(Figure scripts)
________________

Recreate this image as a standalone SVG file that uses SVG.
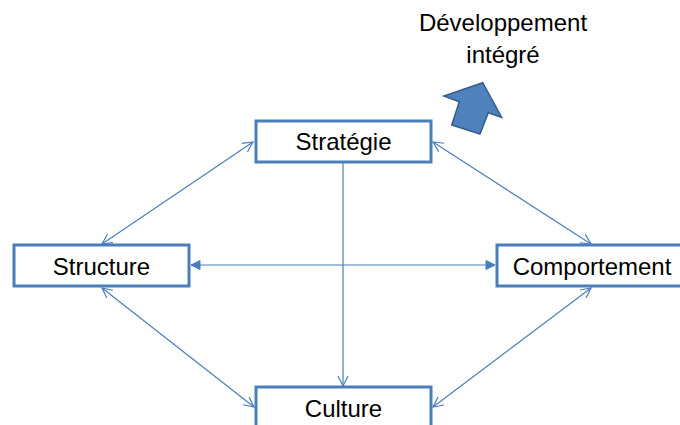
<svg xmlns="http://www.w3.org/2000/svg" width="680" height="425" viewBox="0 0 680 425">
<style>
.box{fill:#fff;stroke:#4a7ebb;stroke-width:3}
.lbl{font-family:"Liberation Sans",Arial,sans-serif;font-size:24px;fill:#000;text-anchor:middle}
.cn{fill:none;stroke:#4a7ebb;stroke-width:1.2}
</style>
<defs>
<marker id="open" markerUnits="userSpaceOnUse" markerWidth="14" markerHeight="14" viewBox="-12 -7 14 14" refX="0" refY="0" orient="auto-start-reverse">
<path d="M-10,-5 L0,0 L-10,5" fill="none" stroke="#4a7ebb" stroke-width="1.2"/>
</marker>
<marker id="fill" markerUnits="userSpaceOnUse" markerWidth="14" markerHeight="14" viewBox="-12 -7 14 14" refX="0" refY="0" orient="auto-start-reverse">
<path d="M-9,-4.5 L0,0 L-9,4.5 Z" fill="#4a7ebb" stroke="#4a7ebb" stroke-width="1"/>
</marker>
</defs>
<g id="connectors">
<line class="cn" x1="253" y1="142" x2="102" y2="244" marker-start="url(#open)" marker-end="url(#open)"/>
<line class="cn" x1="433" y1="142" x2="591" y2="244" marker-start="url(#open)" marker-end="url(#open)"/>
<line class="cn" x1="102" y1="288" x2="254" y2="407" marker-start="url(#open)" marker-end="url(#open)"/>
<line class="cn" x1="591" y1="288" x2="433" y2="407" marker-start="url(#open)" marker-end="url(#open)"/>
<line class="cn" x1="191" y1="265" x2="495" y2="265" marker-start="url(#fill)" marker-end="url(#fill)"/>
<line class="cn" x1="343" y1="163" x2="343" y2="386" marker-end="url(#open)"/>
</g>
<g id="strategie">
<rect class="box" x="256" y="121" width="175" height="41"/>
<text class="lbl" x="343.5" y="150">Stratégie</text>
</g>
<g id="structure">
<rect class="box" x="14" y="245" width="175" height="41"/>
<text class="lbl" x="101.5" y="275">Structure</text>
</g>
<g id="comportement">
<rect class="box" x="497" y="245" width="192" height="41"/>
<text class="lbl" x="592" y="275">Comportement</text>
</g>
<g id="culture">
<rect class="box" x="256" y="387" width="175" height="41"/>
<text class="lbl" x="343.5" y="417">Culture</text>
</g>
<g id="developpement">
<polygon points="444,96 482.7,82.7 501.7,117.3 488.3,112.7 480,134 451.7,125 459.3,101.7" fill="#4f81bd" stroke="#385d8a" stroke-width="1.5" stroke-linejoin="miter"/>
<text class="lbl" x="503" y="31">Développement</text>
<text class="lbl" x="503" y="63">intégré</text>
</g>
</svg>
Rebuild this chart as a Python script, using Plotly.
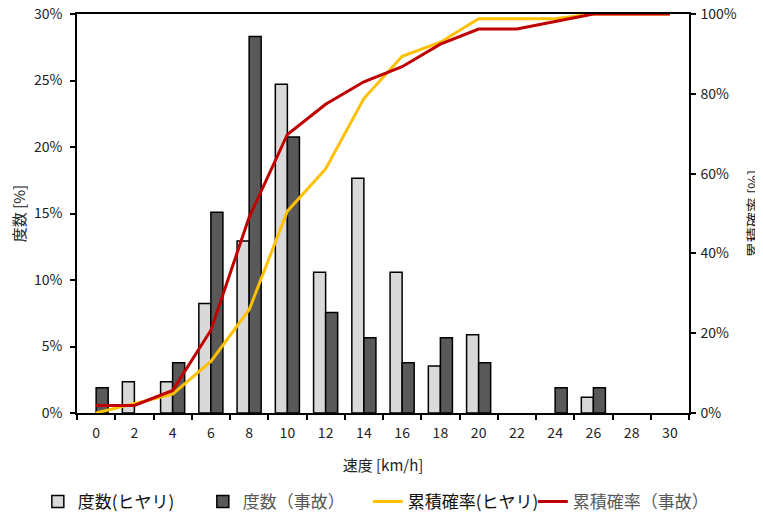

________________

▸ Aim
Transcribe every record above exactly, leaving out the pictures.

▸ Output of the exercise
Recreate this image as a standalone SVG file that uses SVG.
<svg xmlns="http://www.w3.org/2000/svg" width="680" height="425" viewBox="0 0 680 425">
<style>
.box{fill:#fff;stroke:#4a7ebb;stroke-width:3}
.lbl{font-family:"Liberation Sans",Arial,sans-serif;font-size:24px;fill:#000;text-anchor:middle}
.cn{fill:none;stroke:#4a7ebb;stroke-width:1.2}
</style>
<defs>
<marker id="open" markerUnits="userSpaceOnUse" markerWidth="14" markerHeight="14" viewBox="-12 -7 14 14" refX="0" refY="0" orient="auto-start-reverse">
<path d="M-10,-5 L0,0 L-10,5" fill="none" stroke="#4a7ebb" stroke-width="1.2"/>
</marker>
<marker id="fill" markerUnits="userSpaceOnUse" markerWidth="14" markerHeight="14" viewBox="-12 -7 14 14" refX="0" refY="0" orient="auto-start-reverse">
<path d="M-9,-4.5 L0,0 L-9,4.5 Z" fill="#4a7ebb" stroke="#4a7ebb" stroke-width="1"/>
</marker>
</defs>
<g id="connectors">
<line class="cn" x1="253" y1="142" x2="102" y2="244" marker-start="url(#open)" marker-end="url(#open)"/>
<line class="cn" x1="433" y1="142" x2="591" y2="244" marker-start="url(#open)" marker-end="url(#open)"/>
<line class="cn" x1="102" y1="288" x2="254" y2="407" marker-start="url(#open)" marker-end="url(#open)"/>
<line class="cn" x1="591" y1="288" x2="433" y2="407" marker-start="url(#open)" marker-end="url(#open)"/>
<line class="cn" x1="191" y1="265" x2="495" y2="265" marker-start="url(#fill)" marker-end="url(#fill)"/>
<line class="cn" x1="343" y1="163" x2="343" y2="386" marker-end="url(#open)"/>
</g>
<g id="strategie">
<rect class="box" x="256" y="121" width="175" height="41"/>
<text class="lbl" x="343.5" y="150">Stratégie</text>
</g>
<g id="structure">
<rect class="box" x="14" y="245" width="175" height="41"/>
<text class="lbl" x="101.5" y="275">Structure</text>
</g>
<g id="comportement">
<rect class="box" x="497" y="245" width="192" height="41"/>
<text class="lbl" x="592" y="275">Comportement</text>
</g>
<g id="culture">
<rect class="box" x="256" y="387" width="175" height="41"/>
<text class="lbl" x="343.5" y="417">Culture</text>
</g>
<g id="developpement">
<polygon points="444,96 482.7,82.7 501.7,117.3 488.3,112.7 480,134 451.7,125 459.3,101.7" fill="#4f81bd" stroke="#385d8a" stroke-width="1.5" stroke-linejoin="miter"/>
<text class="lbl" x="503" y="31">Développement</text>
<text class="lbl" x="503" y="63">intégré</text>
</g>
</svg>
Rebuild this chart as a Python script, using Plotly.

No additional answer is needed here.